- Poster
- Directed by: Iqbal Hossain Chowdhury
- Written by: Iqbal Hossain Chowdhury
- Produced by: Piplu R Khan; Shaiful Azim; Gousul Alam Shaon;
- Starring: Nasir Uddin Khan; Priyam Archi; AKM Itmam; Angel Noor;
- Cinematography: Tuhin Tajimul
- Edited by: Jharol Mendoza
- Music by: Ranadas Badsha
- Production companies: Applebox Films; Bangladesh Government;
- Distributed by: Tiger Media
- Release date: 7 February 2025;
- Country: Bangladesh
- Language: Bengali

= Boli – The Wrestler =

2025 Bangladeshi sports drama film

Boli – The Wrestler is 2025 Bangladeshi sports drama film. It is directorial debut film of Iqbal Hossain Chowdhury and it is produced by Piplu R Khan under the banner of Applebox Films. The film stars Nasir Uddin Khan in the lead role as the title character alongside Priyam Archi, AKM Itmam, Angel Noor and others. The film was received a grant from the Bangladesh government in 2021 and it is based on the tradition of 'Jabbarer Boli Khela' in Chittagong and 'Coastal Myths'.

== Cast ==

- Nasir Uddin Khan as Moju
- Priyam Archi as Shafu
- AKM Itmam as Dofor
- Angel Noor as Rashu
- Tahadil Ahmed as Milon
- Prangan Shuvo
- Tanveer Ahmed

== Release ==
Boli directed by Iqbal Hossain Chowdhury is being released in 8 theaters across the Bangladesh on 7 February 2025. Before it is release, the film also screened at several prestigious film festivals around the world and also screened at the Dhaka International Film Festival. The film also screened at the Shanghai International Film Festival.

== Reception ==
Wroted by International Feature's survey "It is a film that feels both deeply grounded in regional authenticity and rich with esoteric mystery".

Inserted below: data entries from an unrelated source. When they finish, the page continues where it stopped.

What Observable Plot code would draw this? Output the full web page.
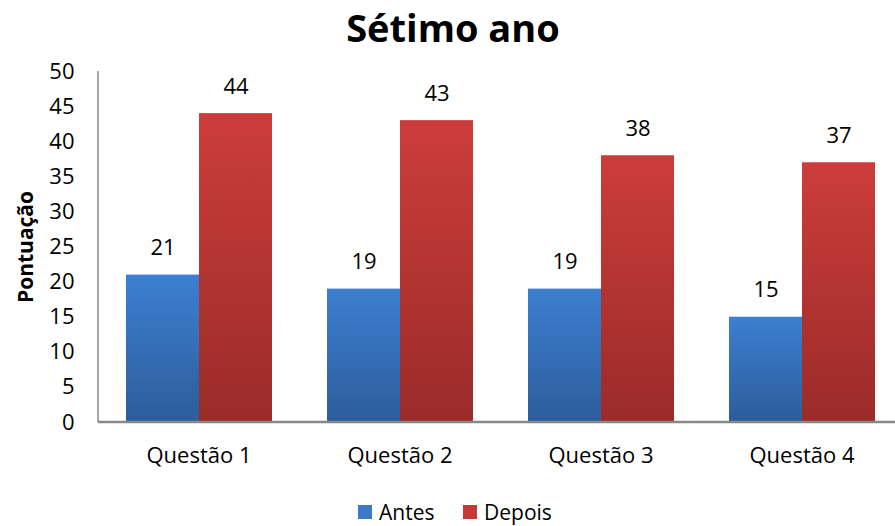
<!DOCTYPE html>
<html><head><meta charset="utf-8">
<script src="https://cdn.jsdelivr.net/npm/d3@7"></script>
<script src="https://cdn.jsdelivr.net/npm/@observablehq/plot@0.6"></script>
<style>body{margin:0;overflow:hidden;background:#fff}</style>
</head><body><div id="chart"></div>
<script>
const questions = ["Questão 1", "Questão 2", "Questão 3", "Questão 4"];
const series = ["Antes", "Depois"];
const antes = [21, 19, 19, 15];
const depois = [44, 43, 38, 37];
const yTicks = [0, 5, 10, 15, 20, 25, 30, 35, 40, 45, 50];

const data = [];
questions.forEach((q, i) => {
  data.push({q, s: "Antes", v: antes[i]});
  data.push({q, s: "Depois", v: depois[i]});
});
const F = "'Open Sans', 'Noto Sans', sans-serif";

const chart = Plot.plot({
  width: 895, height: 526,
  marginTop: 71, marginBottom: 104, marginLeft: 98, marginRight: 0,
  style: {fontFamily: F, background: "#fff"},
  fx: {domain: questions, range: [98, 902], padding: 0, label: null, axis: null},
  x: {domain: series, paddingInner: 0, paddingOuter: 0.37, axis: null},
  y: {domain: [0, 50], ticks: yTicks, label: null},
  marks: [
    () => {
      const ns = "http://www.w3.org/2000/svg";
      const g = document.createElementNS(ns, "g");
      g.innerHTML = `<defs>
        <linearGradient id="gA" x1="0" y1="0" x2="0" y2="1"><stop offset="0" stop-color="#3d7fd1"/><stop offset="1" stop-color="#2c5d9b"/></linearGradient>
        <linearGradient id="gD" x1="0" y1="0" x2="0" y2="1"><stop offset="0" stop-color="#cc3d3a"/><stop offset="1" stop-color="#9a2b29"/></linearGradient>
      </defs>`;
      return g;
    },
    Plot.barY(data.filter(d => d.s === "Antes"), {fx: "q", x: "s", y: "v", fill: "url(#gA)"}),
    Plot.barY(data.filter(d => d.s === "Depois"), {fx: "q", x: "s", y: "v", fill: "url(#gD)"}),
    Plot.text(data, {fx: "q", x: "s", y: "v", text: d => String(d.v), dy: -27, fontSize: 22, fill: "#000"}),
    Plot.axisY({ticks: yTicks, tickSize: 0, tickPadding: 24, fontSize: 22, label: null, color: "#000", anchor: "left", facetAnchor: "left"}),
    Plot.axisFx({domain: questions, tickSize: 0, tickPadding: 25, fontSize: 22, label: null, anchor: "bottom", facetAnchor: null})
  ]
});
document.getElementById("chart").appendChild(chart);

// axis lines, title, y label and legend
const svg = d3.select(chart);
svg.append("line").attr("x1", 98).attr("x2", 98).attr("y1", 71).attr("y2", 422).attr("stroke", "#888").attr("stroke-width", 1.5);
svg.append("line").attr("x1", 98).attr("x2", 895).attr("y1", 422).attr("y2", 422).attr("stroke", "#888").attr("stroke-width", 2.5);
svg.append("text").attr("x", 453).attr("y", 42).attr("text-anchor", "middle").style("font-size", "38px").style("font-weight", "bold").style("font-family", F).attr("fill", "#000").text("Sétimo ano");
svg.append("text").attr("transform", "translate(33,247) rotate(-90)").attr("text-anchor", "middle").style("font-size", "21px").style("font-weight", "bold").style("font-family", F).attr("fill", "#000").text("Pontuação");
const leg = [{s: "Antes", c: "#3a78c8", x: 358}, {s: "Depois", c: "#c53a37", x: 463}];
leg.forEach(l => {
  svg.append("rect").attr("x", l.x).attr("y", 505).attr("width", 14).attr("height", 14).attr("fill", l.c);
  svg.append("text").attr("x", l.x + 21).attr("y", 520).attr("text-anchor", "start").style("font-size", "21px").style("font-family", F).attr("fill", "#000").text(l.s);
});
</script></body></html>
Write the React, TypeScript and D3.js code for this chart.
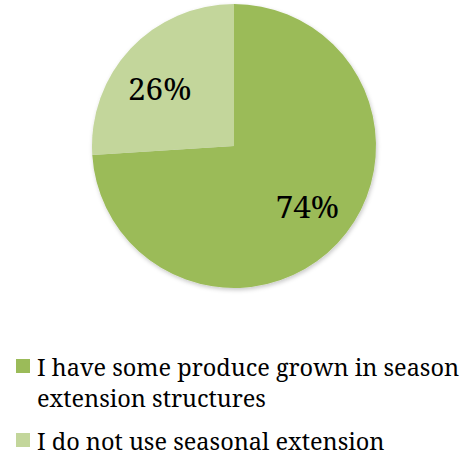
import React from "react";
import * as d3 from "d3";

const categories = [
  "I have some produce grown in season extension structures",
  "I do not use seasonal extension",
];
const values = [74, 26];
const labels = ["74%", "26%"];
const colors = ["#9BBB59", "#C3D69B"];
const legendLines = [
  ["I have some produce grown in season", "extension structures"],
  ["I do not use seasonal extension"],
];

export default function App() {
  const width = 472;
  const height = 461;
  const cx = 234;
  const cy = 146;
  const r = 142;
  const pie = d3.pie<number>().sort(null).value((d) => d);
  const arcs = pie(values);
  const arc = d3.arc<d3.PieArcDatum<number>>().innerRadius(0).outerRadius(r);
  const labelArc = d3.arc<d3.PieArcDatum<number>>().innerRadius(r * 0.67).outerRadius(r * 0.67);
  const nudges = [[4, -4], [-5, 8]];
  const font = "'Noto Serif', serif";
  const legendY = [376, 450];
  return (
    <svg width={width} height={height} style={{ position: "absolute", left: 0, top: 0 }}>
      <defs>
        <filter id="sh" x="-10%" y="-10%" width="120%" height="120%">
          <feDropShadow dx="1" dy="2" stdDeviation="2" floodColor="#000" floodOpacity="0.22" />
        </filter>
      </defs>
      <g transform={`translate(${cx},${cy})`}>
        <g filter="url(#sh)">
          {arcs.map((a, i) => (
            <path key={i} d={arc(a) || ""} fill={colors[i]} />
          ))}
        </g>
        {arcs.map((a, i) => {
          const [x, y] = labelArc.centroid(a);
          return (
            <text key={i} x={x + nudges[i][0]} y={y + nudges[i][1] + 11} textAnchor="middle" fontFamily={font} fontSize={31.5} fill="#000">
              {labels[i]}
            </text>
          );
        })}
      </g>
      {legendLines.map((lines, i) => (
        <g key={i}>
          <rect x={16} y={legendY[i] - 17} width={14} height={14} fill={colors[i]} />
          <text fontFamily={font} fontSize={23.5} fill="#000">
            {lines.map((l, j) => (
              <tspan key={j} x={37} y={legendY[i] + j * 31}>{l}</tspan>
            ))}
          </text>
        </g>
      ))}
    </svg>
  );
}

Writing for Screen Daily, John Berra noted that Iqbal H. Chowdhury's debut feature The Wrestler differs significantly from Darren Aronofsky's 2009 film of the same name. Instead of a tragic drama, Chowdhury's film offers a metaphysical exploration of mortality through Boli Khela, a traditional Bangladeshi wrestling form native to the Bay of Bengal region that relies on precise clinching, joint locking and pinning techniques.

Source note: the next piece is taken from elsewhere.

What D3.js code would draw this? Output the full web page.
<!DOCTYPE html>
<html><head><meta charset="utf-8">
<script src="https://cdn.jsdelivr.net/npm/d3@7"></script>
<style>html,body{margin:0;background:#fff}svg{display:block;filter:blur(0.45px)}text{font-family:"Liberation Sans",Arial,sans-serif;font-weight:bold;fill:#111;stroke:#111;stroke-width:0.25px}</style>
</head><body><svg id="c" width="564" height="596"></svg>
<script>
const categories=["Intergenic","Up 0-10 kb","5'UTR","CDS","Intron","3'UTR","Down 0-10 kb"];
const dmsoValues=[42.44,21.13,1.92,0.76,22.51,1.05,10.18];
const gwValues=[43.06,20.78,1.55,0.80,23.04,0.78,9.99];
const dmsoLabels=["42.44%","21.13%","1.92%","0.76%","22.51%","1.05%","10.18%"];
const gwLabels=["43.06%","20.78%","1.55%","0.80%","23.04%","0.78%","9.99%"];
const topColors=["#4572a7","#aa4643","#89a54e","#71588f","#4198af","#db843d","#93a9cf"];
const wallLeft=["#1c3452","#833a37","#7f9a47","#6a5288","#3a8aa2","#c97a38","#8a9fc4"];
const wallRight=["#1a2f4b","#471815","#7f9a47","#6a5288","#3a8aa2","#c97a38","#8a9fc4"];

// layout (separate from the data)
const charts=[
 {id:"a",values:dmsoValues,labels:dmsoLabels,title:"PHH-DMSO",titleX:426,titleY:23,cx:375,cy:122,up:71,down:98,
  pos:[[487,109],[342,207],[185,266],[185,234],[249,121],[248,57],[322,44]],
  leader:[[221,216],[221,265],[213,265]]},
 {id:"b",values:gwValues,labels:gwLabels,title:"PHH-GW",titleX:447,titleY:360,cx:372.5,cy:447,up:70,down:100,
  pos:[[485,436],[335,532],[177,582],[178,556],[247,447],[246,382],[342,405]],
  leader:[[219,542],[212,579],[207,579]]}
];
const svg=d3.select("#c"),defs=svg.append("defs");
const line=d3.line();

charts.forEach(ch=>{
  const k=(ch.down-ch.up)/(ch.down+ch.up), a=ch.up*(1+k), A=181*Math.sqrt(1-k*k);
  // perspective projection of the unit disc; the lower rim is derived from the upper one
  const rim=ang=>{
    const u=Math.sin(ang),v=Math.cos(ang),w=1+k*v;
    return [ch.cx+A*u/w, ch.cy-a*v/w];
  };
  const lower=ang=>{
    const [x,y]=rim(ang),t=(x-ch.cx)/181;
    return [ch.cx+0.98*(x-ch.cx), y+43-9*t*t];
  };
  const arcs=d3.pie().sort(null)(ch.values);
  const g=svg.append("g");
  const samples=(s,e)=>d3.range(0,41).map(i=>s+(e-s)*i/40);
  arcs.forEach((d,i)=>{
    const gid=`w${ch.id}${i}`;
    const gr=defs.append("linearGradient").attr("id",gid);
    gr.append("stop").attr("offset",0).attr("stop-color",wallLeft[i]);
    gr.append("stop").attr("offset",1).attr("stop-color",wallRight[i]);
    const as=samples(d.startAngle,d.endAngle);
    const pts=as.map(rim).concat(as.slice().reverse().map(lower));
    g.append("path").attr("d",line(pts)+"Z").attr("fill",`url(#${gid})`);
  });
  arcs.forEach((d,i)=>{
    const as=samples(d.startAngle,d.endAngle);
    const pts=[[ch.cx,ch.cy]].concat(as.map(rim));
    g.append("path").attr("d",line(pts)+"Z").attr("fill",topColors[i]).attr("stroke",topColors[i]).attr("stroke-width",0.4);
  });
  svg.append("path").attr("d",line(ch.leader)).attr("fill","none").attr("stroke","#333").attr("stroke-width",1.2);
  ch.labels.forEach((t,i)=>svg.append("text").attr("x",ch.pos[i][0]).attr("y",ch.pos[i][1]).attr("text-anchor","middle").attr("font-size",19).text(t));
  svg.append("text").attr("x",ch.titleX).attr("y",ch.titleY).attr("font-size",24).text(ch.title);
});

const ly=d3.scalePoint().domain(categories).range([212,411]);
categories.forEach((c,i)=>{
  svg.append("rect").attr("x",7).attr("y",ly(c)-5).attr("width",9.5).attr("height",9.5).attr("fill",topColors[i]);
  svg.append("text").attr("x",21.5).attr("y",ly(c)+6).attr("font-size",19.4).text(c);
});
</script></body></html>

Reviewing the film for Variety, Siddhant Adlakha described Iqbal H. Chowdhury’s directorial debut, The Wrestler, as a meticulous and slow-burning drama that mirrors the methodical nature of traditional Bangladeshi Boli khela. Adlakha noted that, the film uses an oblique, observational approach to explore masculine boundaries within a rural coastal setting, ultimately transitioning into a surreal and tragic portrayal of obsession.

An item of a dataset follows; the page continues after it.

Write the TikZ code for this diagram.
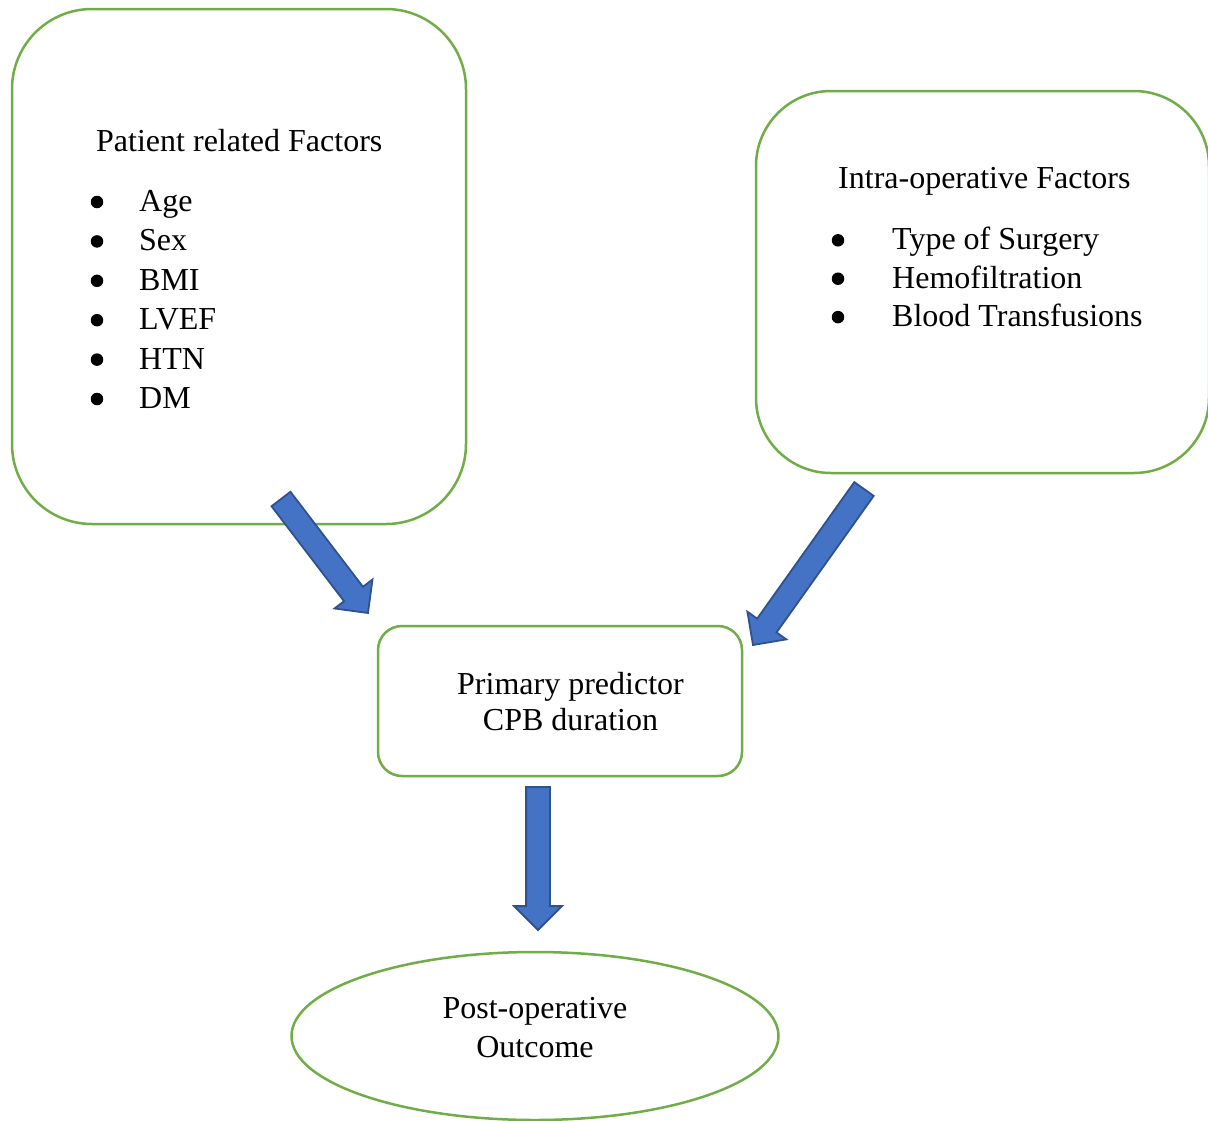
\documentclass[tikz,border=0pt]{standalone}
\usepackage{fontspec}
\setmainfont{Liberation Serif}
\usetikzlibrary{shapes.arrows,shapes.geometric,calc}
\definecolor{boxgreen}{HTML}{70AD47}
\definecolor{arrfill}{HTML}{4472C4}
\definecolor{arrline}{HTML}{2F528F}
\tikzset{
  greenbox/.style={draw=boxgreen, line width=2.5pt, rectangle, inner sep=0pt},
  txt/.style={font=\fontsize{32}{38}\selectfont, inner sep=0pt},
  bul/.style={fill=black, circle, inner sep=0pt, minimum size=12.5pt},
  barrow/.style={single arrow, draw=arrline, fill=arrfill, line width=1.8pt,
    inner sep=0pt, outer sep=0pt, inner ysep=11pt, single arrow head extend=12pt,
    single arrow tip angle=90, single arrow head indent=0pt}
}
\newcommand\blockarrow[2]{%
  \path let \p1=($(#2)-(#1)$), \n1={atan2(\y1,\x1)}, \n2={veclen(\x1,\y1)} in
    node[barrow, rotate=\n1, minimum height=\n2, anchor=tail] at (#1) {};}
\begin{document}
\begin{tikzpicture}[x=1pt,y=-1pt]
\useasboundingbox (0,0) rectangle (1208,1120);
% boxes
\node[greenbox, rounded corners=80pt, minimum width=454pt, minimum height=515pt] (left) at (239,266.5) {};
\node[greenbox, rounded corners=75pt, minimum width=453pt, minimum height=382pt] (right) at (982.5,282) {};
\node[greenbox, rounded corners=24pt, minimum width=364pt, minimum height=150pt] (mid) at (560,701) {};
\node[draw=boxgreen, line width=2.5pt, ellipse, inner sep=0pt, minimum width=487pt, minimum height=168pt] (outc) at (535,1036) {};
% left text
\node[txt, anchor=base west] (lt) at (96,151.5) {Patient related Factors};
\foreach \t [count=\i from 0] in {Age,Sex,BMI,LVEF,HTN,DM}{
  \node[txt, anchor=base west] (l\i) at (139,{211.5+39.4*\i}) {\t};
  \node[bul] (lb\i) at (97,{202+39.4*\i}) {};
}
% right text
\node[txt, anchor=base west] (rt) at (838,188.2) {Intra-operative Factors};
\foreach \t [count=\i from 0] in {Type of Surgery,Hemofiltration,Blood Transfusions}{
  \node[txt, anchor=base west] (r\i) at (892,{249.8+38.4*\i}) {\t};
  \node[bul] (rb\i) at (838,{240.3+38.4*\i}) {};
}
% middle text
\node[txt, anchor=base] (m1) at (570.5,694) {Primary predictor};
\node[txt, anchor=base] (m2) at (570.5,730) {CPB duration};
% outcome text
\node[txt, anchor=base] (o1) at (535,1018.5) {Post-operative};
\node[txt, anchor=base] (o2) at (535,1057) {Outcome};
% arrows
\coordinate (a1s) at (281,499); \coordinate (a1e) at (368,613);
\coordinate (a2s) at (864,489); \coordinate (a2e) at (753,645);
\coordinate (a3s) at (538,787); \coordinate (a3e) at (538,930);
\blockarrow{a1s}{a1e}
\blockarrow{a2s}{a2e}
\blockarrow{a3s}{a3e}
\end{tikzpicture}
\end{document}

Writing for The Times of India, Priyanka Dasgupta noted that, the film centers on an eccentric elderly fisherman training in the traditional Boli Khela wrestling style to challenge a village champion in Chittagong. Dasgupta also highlighted, the strong representation of Bangladeshi cinema at the festival, contrasting it with the absence of films from West Bengal's Tollywood industry.

== Awards ==

- The film won the Best Film award at the 28th Busan International Film Festival in 2023.
- Bangladesh has been officially selected the film in the 'Best International Feature Film Category' at the 97th Oscars.